Well, I used to look at magazines with clients when I worked in Spokane, and I would see these pictures in cool locations and wonder, “How the hell do you get a job like that?” Celebrities are a bonus perk to this job; when I was a young stylist, models were celebrities – they were the ones on the covers.

How would you describe your personal style?


A little bit country, and a whole lotta rock and roll.

How do you find inspiration for different shoots and projects?


Makeup artists are one source. Sometimes just watching them do an eye gets my mind spinning.

Who inspires you style-wise?


Designers. And random people on the street.

What’s the most glamorous assignment you’ve landed?


I love working in Harbor Island. There is a little bed and breakfast called Pips, and on the walls are all these framed pictures from different editorials shot there with Elle Macpherson, Cindy Crawford. Most are shot by the photographer Gilles Bensimon, and the sunrise there will make you cry. It’s beyond.

Did you ever reach a point where you stepped back and thought, "Wow, I’ve made it?"


Well, I'm making it happen now, so those moments are happening all the time. I'm currently working with Gilles Bensimon on a 24-page, three-day editorial shoot. Gilles is a legend in this business, and I feel lucky to make beautiful pictures with him.

What’s been the most surprising aspect of working as a celebrity stylist?


Celebrities are cool. They’re people like you and me, with real highs and real lows. My advice to a young stylist is to never arrive to a job as a fan; it will be the death of you.

You’ve gotten a lot of press lately for being Kelly Bensimon’s stylist. What’s it like to work on a show that’s so popular but also pretty widely ridiculed for being so catty?


You know, I get asked that question a lot. Kelly is as beautiful inside as out, with a true heart. When she and I talked about me doing her hair for the show this season, it was important that no matter what the hair would always look its best. Love her or hate her, you cannot deny she looks hot!

What’s the secret to her gorgeous waves?


I apply Volumista and Crème for Style to damp hair, then I rough-dry her hair upside down for maximum volume and texture. I wind sections of hair around a 1 ½-inch iron, and I drop the curl in my hand, letting it cool.
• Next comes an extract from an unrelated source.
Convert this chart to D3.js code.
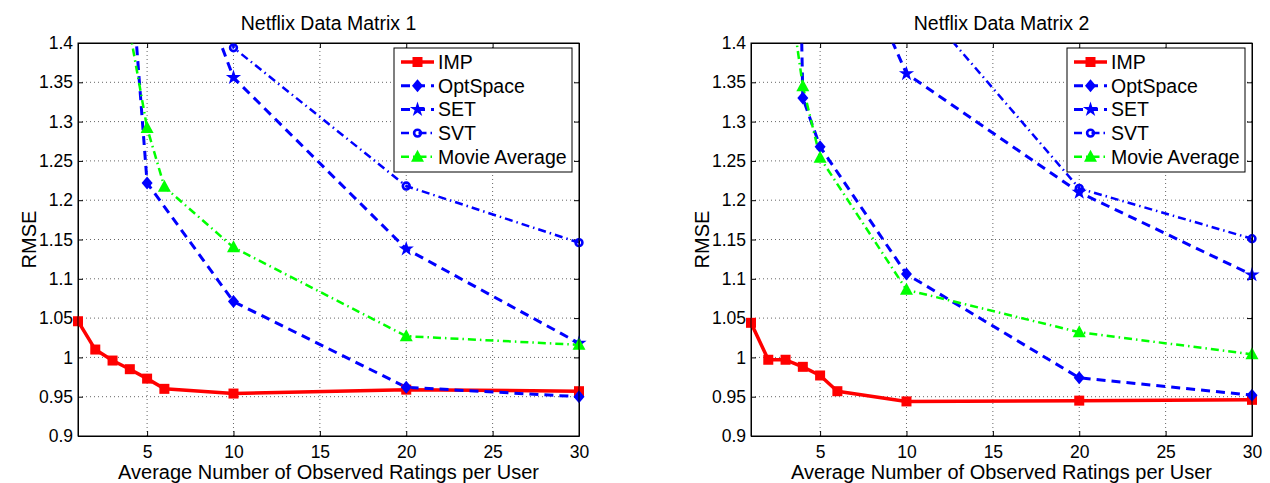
<!DOCTYPE html>
<html>
<head>
<meta charset="utf-8">
<script src="https://cdn.jsdelivr.net/npm/d3@7.9.0/dist/d3.min.js"></script>
<style>
  body { margin: 0; background: #fff; }
  svg text { font-family: "Liberation Sans", Arial, Helvetica, sans-serif; fill: #000; }
</style>
</head>
<body>
<svg id="chart" width="1270" height="483"></svg>
<script>
// data
const methods = ['IMP', 'OptSpace', 'SET', 'SVT', 'Movie Average'];
const xTicks = [5, 10, 15, 20, 25, 30];
const yTicks = [0.9, 0.95, 1, 1.05, 1.1, 1.15, 1.2, 1.25, 1.3, 1.35, 1.4];
const titles = ['Netflix Data Matrix 1', 'Netflix Data Matrix 2'];

// matrix 1
const impX1 = [1, 2, 3, 4, 5, 6, 10, 20, 30];
const impY1 = [1.046, 1.010, 0.996, 0.985, 0.973, 0.960, 0.954, 0.959, 0.957];
const optX1 = [4, 5, 10, 20, 30];
const optY1 = [1.51, 1.222, 1.071, 0.962, 0.950];
const setX1 = [6, 10, 20, 30];
const setY1 = [1.59, 1.356, 1.138, 1.018];
const svtX1 = [6, 10, 20, 30];
const svtY1 = [2.2, 1.394, 1.218, 1.146];
const movX1 = [4, 5, 6, 10, 20, 30];
const movY1 = [1.415, 1.292, 1.217, 1.140, 1.027, 1.016];

// matrix 2
const impX2 = [1, 2, 3, 4, 5, 6, 10, 20, 30];
const impY2 = [1.044, 0.997, 0.997, 0.988, 0.977, 0.957, 0.944, 0.945, 0.946];
const optX2 = [3, 4, 5, 10, 20, 30];
const optY2 = [2.45, 1.330, 1.268, 1.106, 0.974, 0.952];
const setX2 = [6, 10, 20, 30];
const setY2 = [1.56, 1.361, 1.210, 1.105];
const svtX2 = [10, 20, 30];
const svtY2 = [1.47, 1.215, 1.151];
const movX2 = [3, 4, 5, 10, 20, 30];
const movY2 = [1.50, 1.345, 1.254, 1.086, 1.032, 1.004];

const zip = (xs, ys) => xs.map((x, i) => ({ x, y: ys[i] }));
const panels = [
  [zip(impX1, impY1), zip(optX1, optY1), zip(setX1, setY1), zip(svtX1, svtY1), zip(movX1, movY1)],
  [zip(impX2, impY2), zip(optX2, optY2), zip(setX2, setY2), zip(svtX2, svtY2), zip(movX2, movY2)],
];

// styles per method
const styles = [
  { color: '#ff0000', width: 3.5, dash: null, marker: 'square' },
  { color: '#0000ff', width: 3, dash: '9,6', marker: 'diamond' },
  { color: '#0000ff', width: 3, dash: '9,6', marker: 'star' },
  { color: '#0000ff', width: 2.5, dash: '8,4,1.5,4', marker: 'circle' },
  { color: '#00ff00', width: 2.5, dash: '8,4,1.5,4', marker: 'triangle' },
];

const svg = d3.select('#chart');
const plotLeft = [78, 751];
const plotW = 501;
const plotTop = 43, plotBottom = 436;

function drawMarker(g, type, cx, cy, color) {
  if (type === 'square') {
    g.append('rect').attr('x', cx - 5).attr('y', cy - 5).attr('width', 10).attr('height', 10).attr('fill', color);
  } else if (type === 'diamond') {
    g.append('path').attr('d', `M${cx},${cy - 6.5}L${cx + 5.5},${cy}L${cx},${cy + 6.5}L${cx - 5.5},${cy}Z`).attr('fill', color);
  } else if (type === 'star') {
    g.append('path').attr('d', d3.symbol(d3.symbolStar, 72)()).attr('transform', `translate(${cx},${cy})`).attr('fill', color);
  } else if (type === 'circle') {
    g.append('circle').attr('cx', cx).attr('cy', cy).attr('r', 3.4).attr('fill', 'none').attr('stroke', color).attr('stroke-width', 2.6);
  } else if (type === 'triangle') {
    g.append('path').attr('d', `M${cx},${cy - 7}L${cx + 6.5},${cy + 5}L${cx - 6.5},${cy + 5}Z`).attr('fill', color);
  }
}

panels.forEach((series, p) => {
  const x = d3.scaleLinear().domain([1, 30]).range([plotLeft[p], plotLeft[p] + plotW]);
  const y = d3.scaleLinear().domain([0.9, 1.4]).range([plotBottom, plotTop]);
  const g = svg.append('g');

  // grid
  g.append('g').selectAll('line').data(xTicks.filter(t => t < 30)).join('line')
    .attr('x1', d => x(d)).attr('x2', d => x(d)).attr('y1', plotTop).attr('y2', plotBottom)
    .attr('stroke', '#666').attr('stroke-dasharray', '1,3');
  g.append('g').selectAll('line').data(yTicks.filter(t => t > 0.9 && t < 1.4)).join('line')
    .attr('x1', x(1)).attr('x2', x(30)).attr('y1', d => y(d)).attr('y2', d => y(d))
    .attr('stroke', '#666').attr('stroke-dasharray', '1,3');

  // axes, ticks pointing inward
  const fmt = d => String(+d.toFixed(2));
  const axB = g.append('g').attr('transform', `translate(0,${plotBottom})`)
    .call(d3.axisBottom(x).tickValues(xTicks).tickSizeInner(-5).tickSizeOuter(0).tickPadding(10).tickFormat(fmt));
  const axT = g.append('g').attr('transform', `translate(0,${plotTop})`)
    .call(d3.axisTop(x).tickValues(xTicks).tickSizeInner(-5).tickSizeOuter(0).tickFormat(''));
  const axL = g.append('g').attr('transform', `translate(${x(1)},0)`)
    .call(d3.axisLeft(y).tickValues(yTicks).tickSizeInner(-5).tickSizeOuter(0).tickPadding(5).tickFormat(fmt));
  const axR = g.append('g').attr('transform', `translate(${x(30)},0)`)
    .call(d3.axisRight(y).tickValues(yTicks).tickSizeInner(-5).tickSizeOuter(0).tickFormat(''));
  [axB, axT, axL, axR].forEach(a => {
    a.selectAll('path.domain').attr('stroke', '#000');
    a.selectAll('.tick line').attr('stroke', '#000');
    a.selectAll('text').style('font-size', '17.5px').attr('fill', '#000');
  });
  axB.selectAll('text').attr('dy', '0.71em');

  // clip for lines
  const clipId = `clip${p}`;
  svg.append('clipPath').attr('id', clipId).append('rect')
    .attr('x', x(1)).attr('y', plotTop).attr('width', x(30) - x(1)).attr('height', plotBottom - plotTop);

  const line = d3.line().x(d => x(d.x)).y(d => y(d.y));
  series.forEach((pts, i) => {
    const s = styles[i];
    g.append('path').datum(pts).attr('d', line)
      .attr('clip-path', `url(#${clipId})`)
      .attr('fill', 'none').attr('stroke', s.color).attr('stroke-width', s.width)
      .attr('stroke-dasharray', s.dash).attr('stroke-linejoin', 'round');
  });
  series.forEach((pts, i) => {
    const s = styles[i];
    const mg = g.append('g');
    pts.filter(d => d.y <= 1.4).forEach(d => drawMarker(mg, s.marker, x(d.x), y(d.y), s.color));
  });

  // frame on top
  g.append('rect').attr('x', x(1)).attr('y', plotTop).attr('width', x(30) - x(1)).attr('height', plotBottom - plotTop)
    .attr('fill', 'none').attr('stroke', '#000').attr('stroke-width', 1);

  // labels
  const cx = (x(1) + x(30)) / 2;
  g.append('text').attr('x', cx).attr('y', 30).attr('text-anchor', 'middle').style('font-size', '19.5px').text(titles[p]);
  g.append('text').attr('x', cx).attr('y', 479).attr('text-anchor', 'middle').style('font-size', '20px')
    .text('Average Number of Observed Ratings per User');
  g.append('text').attr('transform', `translate(${x(1) - 42},${(plotTop + plotBottom) / 2}) rotate(-90)`)
    .attr('text-anchor', 'middle').style('font-size', '20px').text('RMSE');

  // legend
  const lx = x(30) - 7 - 178, ly = 48;
  const lg = g.append('g');
  lg.append('rect').attr('x', lx).attr('y', ly).attr('width', 178).attr('height', 124)
    .attr('fill', '#fff').attr('stroke', '#000').attr('stroke-width', 1);
  methods.forEach((m, i) => {
    const s = styles[i];
    const yy = ly + 14 + i * 23.7;
    lg.append('line').attr('x1', lx + 7).attr('x2', lx + 40).attr('y1', yy).attr('y2', yy)
      .attr('stroke', s.color).attr('stroke-width', s.width).attr('stroke-dasharray', s.dash);
    drawMarker(lg, s.marker, lx + 23.5, yy, s.color);
    lg.append('text').attr('x', lx + 44).attr('y', yy).attr('dy', '0.36em').style('font-size', '19.5px').text(m);
  });
});
</script>
</body>
</html>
I pull it down straight while it’s still cooling to give it an irregular wave. Once the hair is curled, I take a Mason Pearson brush and a blow-dryer and blow out some of the waves to loosen and get a nicer mix of textures.

You’ve also worked with Mariah Carey, Taylor Swift, and Leighton Meester. All big names, but who’s your dream client?


The Victoria’s Secret Fashion Show.

Of course we have to ask, what Oribe products do you use and recommend?


I love the Shampoo for Beautiful Color and Signature Moisture Masque. I always give these to my celebs. They love it; the smell is heavenly. In my bag I always have Superfine, Soft Lacquer and ImperméableDry, Volumista, Crème for Style and Royal Blowout. The fact the hairspray works amazing and smells great makes it easy to use on hair spray-phobic clients and supermodels.